Give back exactly the lines from the beginning of the listing below to the line holding "(0,4) rectangle (4,658);", both ends included; the pictures stay out.

# PROVIDED ENTRIES start

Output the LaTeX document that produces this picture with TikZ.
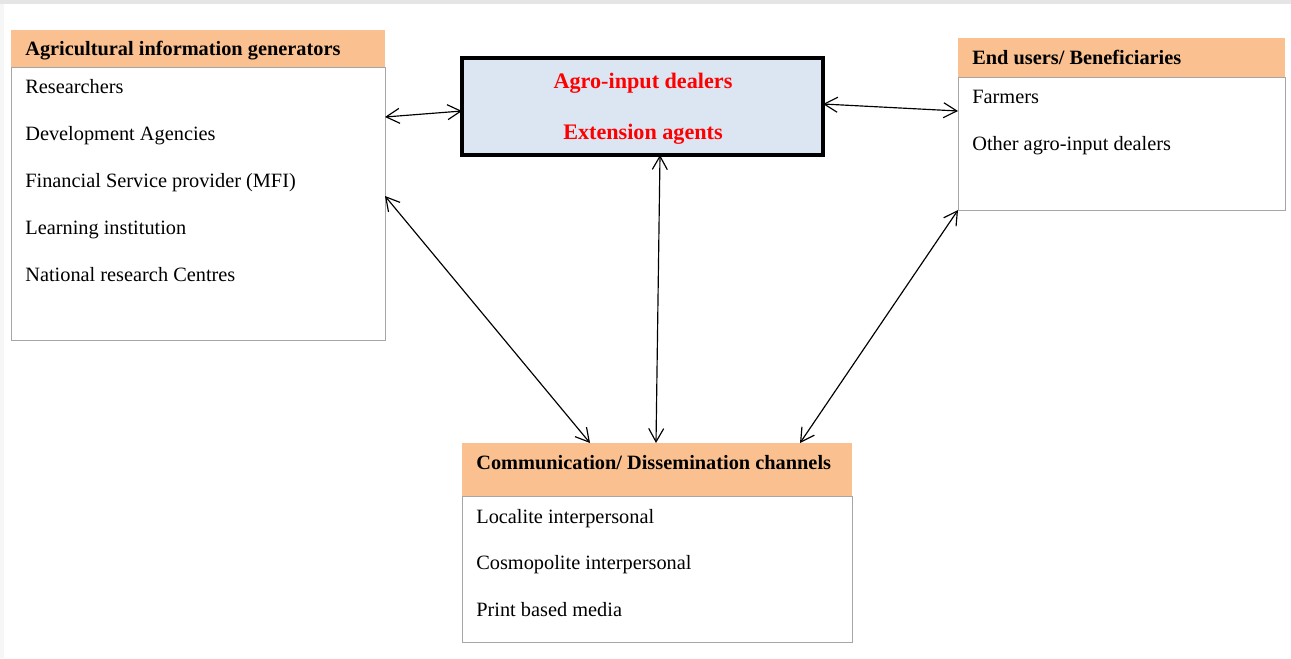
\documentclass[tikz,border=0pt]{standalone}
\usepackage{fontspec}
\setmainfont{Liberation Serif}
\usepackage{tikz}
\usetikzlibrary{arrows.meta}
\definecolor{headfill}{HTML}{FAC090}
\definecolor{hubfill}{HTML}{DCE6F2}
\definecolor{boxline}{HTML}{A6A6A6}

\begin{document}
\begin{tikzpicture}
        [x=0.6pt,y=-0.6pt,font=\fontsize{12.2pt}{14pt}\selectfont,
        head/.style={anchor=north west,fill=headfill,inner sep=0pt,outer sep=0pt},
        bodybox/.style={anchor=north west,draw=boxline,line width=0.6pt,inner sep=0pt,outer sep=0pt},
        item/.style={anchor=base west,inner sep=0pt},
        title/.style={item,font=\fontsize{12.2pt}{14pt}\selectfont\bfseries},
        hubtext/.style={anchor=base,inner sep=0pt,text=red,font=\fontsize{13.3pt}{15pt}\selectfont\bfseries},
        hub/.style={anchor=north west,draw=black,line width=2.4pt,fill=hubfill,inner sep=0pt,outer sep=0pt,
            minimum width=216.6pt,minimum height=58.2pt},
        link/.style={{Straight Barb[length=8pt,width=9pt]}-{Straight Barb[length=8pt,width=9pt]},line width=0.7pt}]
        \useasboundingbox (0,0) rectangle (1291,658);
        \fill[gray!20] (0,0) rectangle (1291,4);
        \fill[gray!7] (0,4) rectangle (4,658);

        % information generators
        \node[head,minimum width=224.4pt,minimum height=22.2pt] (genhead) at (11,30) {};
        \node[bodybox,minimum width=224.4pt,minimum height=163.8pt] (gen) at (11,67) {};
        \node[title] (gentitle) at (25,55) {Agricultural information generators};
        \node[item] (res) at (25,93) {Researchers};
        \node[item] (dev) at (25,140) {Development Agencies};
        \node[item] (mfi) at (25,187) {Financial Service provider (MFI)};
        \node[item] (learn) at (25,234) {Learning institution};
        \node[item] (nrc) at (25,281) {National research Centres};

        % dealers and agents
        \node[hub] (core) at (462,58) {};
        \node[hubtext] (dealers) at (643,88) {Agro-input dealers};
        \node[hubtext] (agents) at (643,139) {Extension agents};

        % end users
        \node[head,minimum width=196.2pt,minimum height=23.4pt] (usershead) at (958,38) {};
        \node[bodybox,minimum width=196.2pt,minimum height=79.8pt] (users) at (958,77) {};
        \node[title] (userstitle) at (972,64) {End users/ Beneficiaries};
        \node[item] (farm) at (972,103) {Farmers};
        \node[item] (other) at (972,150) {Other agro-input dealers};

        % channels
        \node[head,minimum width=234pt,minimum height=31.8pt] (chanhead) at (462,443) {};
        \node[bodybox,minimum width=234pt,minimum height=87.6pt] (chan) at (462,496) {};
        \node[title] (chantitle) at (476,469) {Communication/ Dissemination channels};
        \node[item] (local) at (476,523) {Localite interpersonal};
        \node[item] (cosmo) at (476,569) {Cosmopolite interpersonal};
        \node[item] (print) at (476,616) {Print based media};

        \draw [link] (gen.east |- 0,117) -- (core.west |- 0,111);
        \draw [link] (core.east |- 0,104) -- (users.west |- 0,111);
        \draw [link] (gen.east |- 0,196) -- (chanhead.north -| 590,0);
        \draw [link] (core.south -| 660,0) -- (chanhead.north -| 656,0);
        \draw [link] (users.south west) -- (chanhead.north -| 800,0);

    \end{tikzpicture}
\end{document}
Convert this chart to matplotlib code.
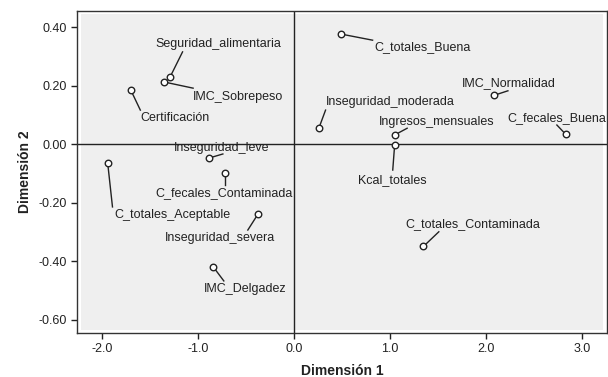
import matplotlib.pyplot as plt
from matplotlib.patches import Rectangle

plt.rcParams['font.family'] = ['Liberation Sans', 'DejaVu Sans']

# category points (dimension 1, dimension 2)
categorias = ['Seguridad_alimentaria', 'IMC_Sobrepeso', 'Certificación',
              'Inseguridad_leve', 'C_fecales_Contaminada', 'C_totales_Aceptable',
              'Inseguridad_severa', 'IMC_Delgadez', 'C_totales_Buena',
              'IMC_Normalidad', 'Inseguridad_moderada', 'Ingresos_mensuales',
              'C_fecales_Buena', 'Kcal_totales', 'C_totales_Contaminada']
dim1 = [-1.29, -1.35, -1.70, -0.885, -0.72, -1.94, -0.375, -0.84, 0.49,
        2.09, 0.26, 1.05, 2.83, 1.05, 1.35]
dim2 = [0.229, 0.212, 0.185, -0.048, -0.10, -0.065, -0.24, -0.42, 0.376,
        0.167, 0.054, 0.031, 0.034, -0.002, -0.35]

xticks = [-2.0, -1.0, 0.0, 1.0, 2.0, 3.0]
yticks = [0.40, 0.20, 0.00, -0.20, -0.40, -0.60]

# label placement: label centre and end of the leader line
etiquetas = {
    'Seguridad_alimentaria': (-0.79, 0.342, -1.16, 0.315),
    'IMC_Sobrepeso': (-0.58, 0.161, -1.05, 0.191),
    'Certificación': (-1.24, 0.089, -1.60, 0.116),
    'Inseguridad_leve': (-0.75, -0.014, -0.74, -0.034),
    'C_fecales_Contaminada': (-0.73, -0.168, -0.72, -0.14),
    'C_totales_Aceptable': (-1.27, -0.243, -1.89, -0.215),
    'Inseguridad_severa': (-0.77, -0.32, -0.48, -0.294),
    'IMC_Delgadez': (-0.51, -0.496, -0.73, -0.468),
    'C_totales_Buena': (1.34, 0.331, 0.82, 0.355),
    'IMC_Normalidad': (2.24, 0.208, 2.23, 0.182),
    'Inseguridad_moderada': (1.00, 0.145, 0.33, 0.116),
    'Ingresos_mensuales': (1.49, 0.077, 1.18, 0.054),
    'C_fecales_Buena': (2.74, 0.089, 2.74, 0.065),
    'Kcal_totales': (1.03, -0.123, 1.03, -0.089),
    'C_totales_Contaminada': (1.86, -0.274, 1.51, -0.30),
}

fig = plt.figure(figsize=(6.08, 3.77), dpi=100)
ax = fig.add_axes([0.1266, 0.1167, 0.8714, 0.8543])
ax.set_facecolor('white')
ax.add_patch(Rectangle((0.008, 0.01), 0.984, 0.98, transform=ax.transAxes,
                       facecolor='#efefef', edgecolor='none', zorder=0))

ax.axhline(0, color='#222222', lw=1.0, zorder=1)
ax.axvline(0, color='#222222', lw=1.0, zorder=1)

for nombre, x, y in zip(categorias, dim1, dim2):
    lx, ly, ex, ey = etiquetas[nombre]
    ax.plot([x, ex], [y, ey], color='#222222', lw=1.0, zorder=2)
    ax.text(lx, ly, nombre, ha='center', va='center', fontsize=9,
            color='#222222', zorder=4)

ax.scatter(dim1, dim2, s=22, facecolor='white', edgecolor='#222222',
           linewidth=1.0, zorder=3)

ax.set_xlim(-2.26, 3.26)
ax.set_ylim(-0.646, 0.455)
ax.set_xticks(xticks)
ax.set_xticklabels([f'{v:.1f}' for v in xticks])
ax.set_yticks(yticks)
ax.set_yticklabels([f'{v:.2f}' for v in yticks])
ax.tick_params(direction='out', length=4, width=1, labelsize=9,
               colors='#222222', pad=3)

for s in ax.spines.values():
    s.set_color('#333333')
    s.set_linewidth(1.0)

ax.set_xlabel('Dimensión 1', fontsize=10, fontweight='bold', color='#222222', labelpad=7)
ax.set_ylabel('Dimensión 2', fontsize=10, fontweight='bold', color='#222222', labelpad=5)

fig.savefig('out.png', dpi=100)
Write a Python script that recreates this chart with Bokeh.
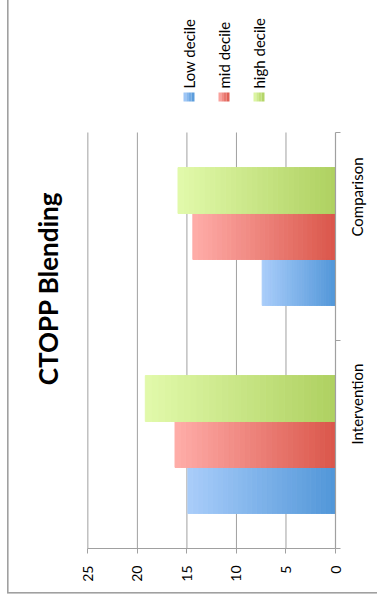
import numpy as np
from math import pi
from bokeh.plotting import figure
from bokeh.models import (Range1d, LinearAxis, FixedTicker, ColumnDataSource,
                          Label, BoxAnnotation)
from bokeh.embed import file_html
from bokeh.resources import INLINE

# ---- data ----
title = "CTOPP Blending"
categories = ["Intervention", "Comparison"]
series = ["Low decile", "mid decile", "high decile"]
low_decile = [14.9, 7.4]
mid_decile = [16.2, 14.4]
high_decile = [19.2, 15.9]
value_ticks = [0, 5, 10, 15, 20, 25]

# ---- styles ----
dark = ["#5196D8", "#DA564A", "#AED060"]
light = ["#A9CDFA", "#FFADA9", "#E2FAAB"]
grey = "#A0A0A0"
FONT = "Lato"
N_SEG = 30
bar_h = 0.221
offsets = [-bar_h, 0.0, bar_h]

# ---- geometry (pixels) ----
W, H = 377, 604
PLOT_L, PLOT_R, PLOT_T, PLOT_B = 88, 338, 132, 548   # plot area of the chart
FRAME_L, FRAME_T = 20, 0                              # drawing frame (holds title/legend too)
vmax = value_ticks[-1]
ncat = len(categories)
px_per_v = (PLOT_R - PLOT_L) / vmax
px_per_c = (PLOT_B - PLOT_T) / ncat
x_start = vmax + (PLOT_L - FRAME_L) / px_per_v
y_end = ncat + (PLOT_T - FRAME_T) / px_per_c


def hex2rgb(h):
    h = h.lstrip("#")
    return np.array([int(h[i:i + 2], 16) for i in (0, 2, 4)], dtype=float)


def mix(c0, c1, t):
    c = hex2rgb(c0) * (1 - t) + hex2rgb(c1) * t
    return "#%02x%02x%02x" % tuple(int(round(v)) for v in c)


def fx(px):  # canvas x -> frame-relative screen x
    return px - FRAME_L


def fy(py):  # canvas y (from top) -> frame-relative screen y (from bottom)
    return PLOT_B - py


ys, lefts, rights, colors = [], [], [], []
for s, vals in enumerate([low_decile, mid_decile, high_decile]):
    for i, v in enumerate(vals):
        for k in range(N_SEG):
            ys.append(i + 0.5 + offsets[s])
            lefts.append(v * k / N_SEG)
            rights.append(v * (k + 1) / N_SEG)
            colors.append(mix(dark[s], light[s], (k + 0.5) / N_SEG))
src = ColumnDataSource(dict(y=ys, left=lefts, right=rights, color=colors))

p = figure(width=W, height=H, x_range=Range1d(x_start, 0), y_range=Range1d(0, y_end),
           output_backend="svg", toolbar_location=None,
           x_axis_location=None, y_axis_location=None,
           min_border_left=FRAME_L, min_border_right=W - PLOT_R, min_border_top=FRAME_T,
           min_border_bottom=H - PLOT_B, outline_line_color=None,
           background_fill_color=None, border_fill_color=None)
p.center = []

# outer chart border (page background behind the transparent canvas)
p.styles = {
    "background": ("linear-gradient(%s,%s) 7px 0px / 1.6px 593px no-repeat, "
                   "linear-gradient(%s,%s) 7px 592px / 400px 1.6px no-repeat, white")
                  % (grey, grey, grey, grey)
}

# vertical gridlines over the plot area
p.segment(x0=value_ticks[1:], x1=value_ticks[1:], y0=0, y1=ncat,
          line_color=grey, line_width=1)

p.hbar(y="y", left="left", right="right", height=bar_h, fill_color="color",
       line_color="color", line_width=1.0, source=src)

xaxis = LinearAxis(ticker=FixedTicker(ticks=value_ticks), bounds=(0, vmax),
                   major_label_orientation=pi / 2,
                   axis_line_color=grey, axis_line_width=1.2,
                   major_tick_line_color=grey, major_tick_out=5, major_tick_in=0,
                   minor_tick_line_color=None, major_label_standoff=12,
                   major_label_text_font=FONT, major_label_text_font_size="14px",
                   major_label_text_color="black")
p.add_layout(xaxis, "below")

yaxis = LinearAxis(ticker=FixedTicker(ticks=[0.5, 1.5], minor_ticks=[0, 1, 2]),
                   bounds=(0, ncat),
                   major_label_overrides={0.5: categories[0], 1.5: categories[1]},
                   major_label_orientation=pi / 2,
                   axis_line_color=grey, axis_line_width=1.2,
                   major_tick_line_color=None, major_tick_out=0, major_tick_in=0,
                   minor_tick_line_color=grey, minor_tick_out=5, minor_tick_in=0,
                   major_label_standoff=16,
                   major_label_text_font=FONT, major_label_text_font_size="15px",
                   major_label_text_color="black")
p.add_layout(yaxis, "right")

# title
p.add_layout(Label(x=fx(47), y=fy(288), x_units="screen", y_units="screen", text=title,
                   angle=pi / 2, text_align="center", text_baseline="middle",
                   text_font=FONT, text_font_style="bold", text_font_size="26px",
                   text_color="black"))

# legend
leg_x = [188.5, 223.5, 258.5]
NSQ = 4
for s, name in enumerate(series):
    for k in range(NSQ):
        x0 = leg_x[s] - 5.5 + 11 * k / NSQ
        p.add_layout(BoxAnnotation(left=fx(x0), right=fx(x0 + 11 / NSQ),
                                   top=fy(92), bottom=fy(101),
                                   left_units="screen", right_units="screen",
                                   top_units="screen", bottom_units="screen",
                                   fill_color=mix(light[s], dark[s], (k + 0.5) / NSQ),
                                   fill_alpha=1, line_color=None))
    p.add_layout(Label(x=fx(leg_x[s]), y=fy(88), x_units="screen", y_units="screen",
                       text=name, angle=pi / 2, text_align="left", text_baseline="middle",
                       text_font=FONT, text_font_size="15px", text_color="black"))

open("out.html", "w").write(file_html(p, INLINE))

# PROVIDED ENTRIES end

- **EXERCISE SOLUTION**
Output the LaTeX document that produces this picture with TikZ.
\documentclass[tikz,border=0pt]{standalone}
\usepackage{fontspec}
\setmainfont{Liberation Serif}
\usepackage{tikz}
\usetikzlibrary{arrows.meta}
\definecolor{headfill}{HTML}{FAC090}
\definecolor{hubfill}{HTML}{DCE6F2}
\definecolor{boxline}{HTML}{A6A6A6}

\begin{document}
\begin{tikzpicture}
        [x=0.6pt,y=-0.6pt,font=\fontsize{12.2pt}{14pt}\selectfont,
        head/.style={anchor=north west,fill=headfill,inner sep=0pt,outer sep=0pt},
        bodybox/.style={anchor=north west,draw=boxline,line width=0.6pt,inner sep=0pt,outer sep=0pt},
        item/.style={anchor=base west,inner sep=0pt},
        title/.style={item,font=\fontsize{12.2pt}{14pt}\selectfont\bfseries},
        hubtext/.style={anchor=base,inner sep=0pt,text=red,font=\fontsize{13.3pt}{15pt}\selectfont\bfseries},
        hub/.style={anchor=north west,draw=black,line width=2.4pt,fill=hubfill,inner sep=0pt,outer sep=0pt,
            minimum width=216.6pt,minimum height=58.2pt},
        link/.style={{Straight Barb[length=8pt,width=9pt]}-{Straight Barb[length=8pt,width=9pt]},line width=0.7pt}]
        \useasboundingbox (0,0) rectangle (1291,658);
        \fill[gray!20] (0,0) rectangle (1291,4);
        \fill[gray!7] (0,4) rectangle (4,658);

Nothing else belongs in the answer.